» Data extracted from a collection
***

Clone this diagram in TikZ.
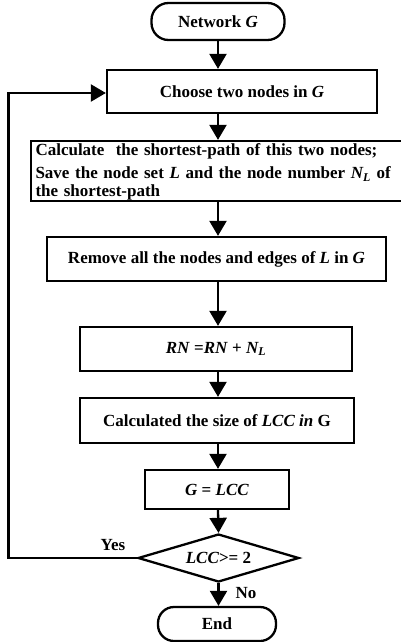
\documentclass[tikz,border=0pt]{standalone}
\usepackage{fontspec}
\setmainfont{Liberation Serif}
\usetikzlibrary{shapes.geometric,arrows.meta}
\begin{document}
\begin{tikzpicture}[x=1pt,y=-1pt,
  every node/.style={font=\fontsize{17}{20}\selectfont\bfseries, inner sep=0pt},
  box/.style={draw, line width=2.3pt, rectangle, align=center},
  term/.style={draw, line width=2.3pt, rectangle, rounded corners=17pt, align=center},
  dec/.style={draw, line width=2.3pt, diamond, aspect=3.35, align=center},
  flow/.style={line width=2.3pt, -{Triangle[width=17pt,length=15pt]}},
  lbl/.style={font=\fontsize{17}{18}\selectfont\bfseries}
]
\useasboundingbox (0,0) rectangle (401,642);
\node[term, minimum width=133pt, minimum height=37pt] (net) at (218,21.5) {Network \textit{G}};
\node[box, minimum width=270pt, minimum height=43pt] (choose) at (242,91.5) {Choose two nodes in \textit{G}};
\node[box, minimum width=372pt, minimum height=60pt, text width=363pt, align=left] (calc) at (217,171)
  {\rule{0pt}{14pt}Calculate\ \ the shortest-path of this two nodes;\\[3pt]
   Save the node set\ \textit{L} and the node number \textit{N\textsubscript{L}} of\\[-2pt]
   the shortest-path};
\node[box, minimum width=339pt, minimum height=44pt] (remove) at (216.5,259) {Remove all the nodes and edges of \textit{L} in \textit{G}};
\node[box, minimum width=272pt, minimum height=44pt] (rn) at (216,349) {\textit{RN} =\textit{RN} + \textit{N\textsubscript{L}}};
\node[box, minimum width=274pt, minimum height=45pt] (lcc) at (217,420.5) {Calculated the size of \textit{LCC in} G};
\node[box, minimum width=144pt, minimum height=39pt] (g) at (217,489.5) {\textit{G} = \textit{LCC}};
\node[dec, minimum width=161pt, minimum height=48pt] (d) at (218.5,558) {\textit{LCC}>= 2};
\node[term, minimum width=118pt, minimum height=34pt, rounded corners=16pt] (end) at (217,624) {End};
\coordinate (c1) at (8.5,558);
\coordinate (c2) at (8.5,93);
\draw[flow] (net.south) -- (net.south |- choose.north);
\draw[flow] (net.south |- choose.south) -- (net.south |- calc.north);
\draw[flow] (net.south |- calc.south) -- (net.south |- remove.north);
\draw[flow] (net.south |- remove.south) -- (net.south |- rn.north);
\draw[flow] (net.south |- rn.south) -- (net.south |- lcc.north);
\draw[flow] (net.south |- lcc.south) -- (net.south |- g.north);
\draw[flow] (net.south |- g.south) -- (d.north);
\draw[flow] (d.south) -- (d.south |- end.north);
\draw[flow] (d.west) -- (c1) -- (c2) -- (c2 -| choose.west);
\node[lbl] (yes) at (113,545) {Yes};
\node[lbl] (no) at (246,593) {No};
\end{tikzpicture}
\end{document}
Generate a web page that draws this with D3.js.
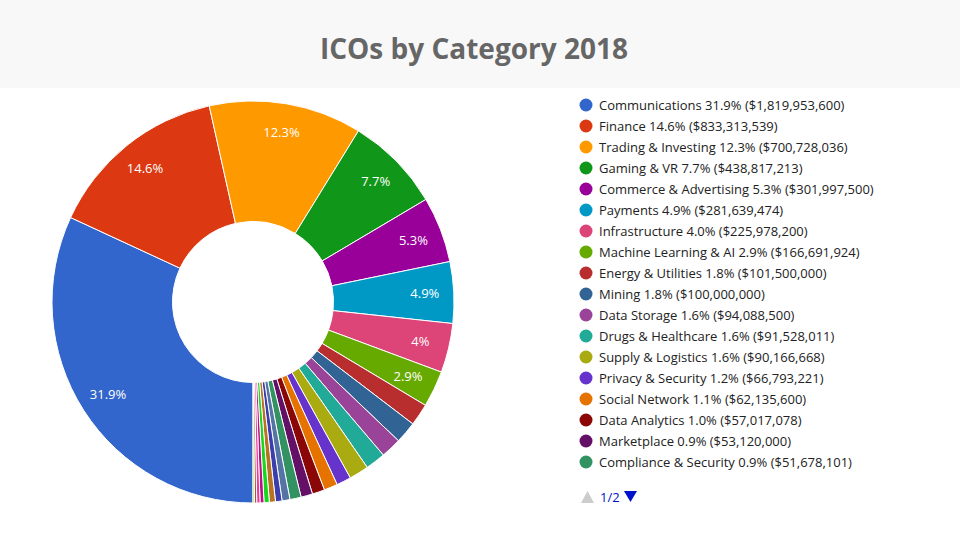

***

» Problem
Exact duplication of all the records is required; pictures are omitted from the copy.

» Worked solution
Clone this diagram in TikZ.
\documentclass[tikz,border=0pt]{standalone}
\usepackage{fontspec}
\setmainfont{Liberation Serif}
\usetikzlibrary{shapes.geometric,arrows.meta}
\begin{document}
\begin{tikzpicture}[x=1pt,y=-1pt,
  every node/.style={font=\fontsize{17}{20}\selectfont\bfseries, inner sep=0pt},
  box/.style={draw, line width=2.3pt, rectangle, align=center},
  term/.style={draw, line width=2.3pt, rectangle, rounded corners=17pt, align=center},
  dec/.style={draw, line width=2.3pt, diamond, aspect=3.35, align=center},
  flow/.style={line width=2.3pt, -{Triangle[width=17pt,length=15pt]}},
  lbl/.style={font=\fontsize{17}{18}\selectfont\bfseries}
]
\useasboundingbox (0,0) rectangle (401,642);
\node[term, minimum width=133pt, minimum height=37pt] (net) at (218,21.5) {Network \textit{G}};
\node[box, minimum width=270pt, minimum height=43pt] (choose) at (242,91.5) {Choose two nodes in \textit{G}};
\node[box, minimum width=372pt, minimum height=60pt, text width=363pt, align=left] (calc) at (217,171)
  {\rule{0pt}{14pt}Calculate\ \ the shortest-path of this two nodes;\\[3pt]
   Save the node set\ \textit{L} and the node number \textit{N\textsubscript{L}} of\\[-2pt]
   the shortest-path};
\node[box, minimum width=339pt, minimum height=44pt] (remove) at (216.5,259) {Remove all the nodes and edges of \textit{L} in \textit{G}};
\node[box, minimum width=272pt, minimum height=44pt] (rn) at (216,349) {\textit{RN} =\textit{RN} + \textit{N\textsubscript{L}}};
\node[box, minimum width=274pt, minimum height=45pt] (lcc) at (217,420.5) {Calculated the size of \textit{LCC in} G};
\node[box, minimum width=144pt, minimum height=39pt] (g) at (217,489.5) {\textit{G} = \textit{LCC}};
\node[dec, minimum width=161pt, minimum height=48pt] (d) at (218.5,558) {\textit{LCC}>= 2};
\node[term, minimum width=118pt, minimum height=34pt, rounded corners=16pt] (end) at (217,624) {End};
\coordinate (c1) at (8.5,558);
\coordinate (c2) at (8.5,93);
\draw[flow] (net.south) -- (net.south |- choose.north);
\draw[flow] (net.south |- choose.south) -- (net.south |- calc.north);
\draw[flow] (net.south |- calc.south) -- (net.south |- remove.north);
\draw[flow] (net.south |- remove.south) -- (net.south |- rn.north);
\draw[flow] (net.south |- rn.south) -- (net.south |- lcc.north);
\draw[flow] (net.south |- lcc.south) -- (net.south |- g.north);
\draw[flow] (net.south |- g.south) -- (d.north);
\draw[flow] (d.south) -- (d.south |- end.north);
\draw[flow] (d.west) -- (c1) -- (c2) -- (c2 -| choose.west);
\node[lbl] (yes) at (113,545) {Yes};
\node[lbl] (no) at (246,593) {No};
\end{tikzpicture}
\end{document}
Generate a web page that draws this with D3.js.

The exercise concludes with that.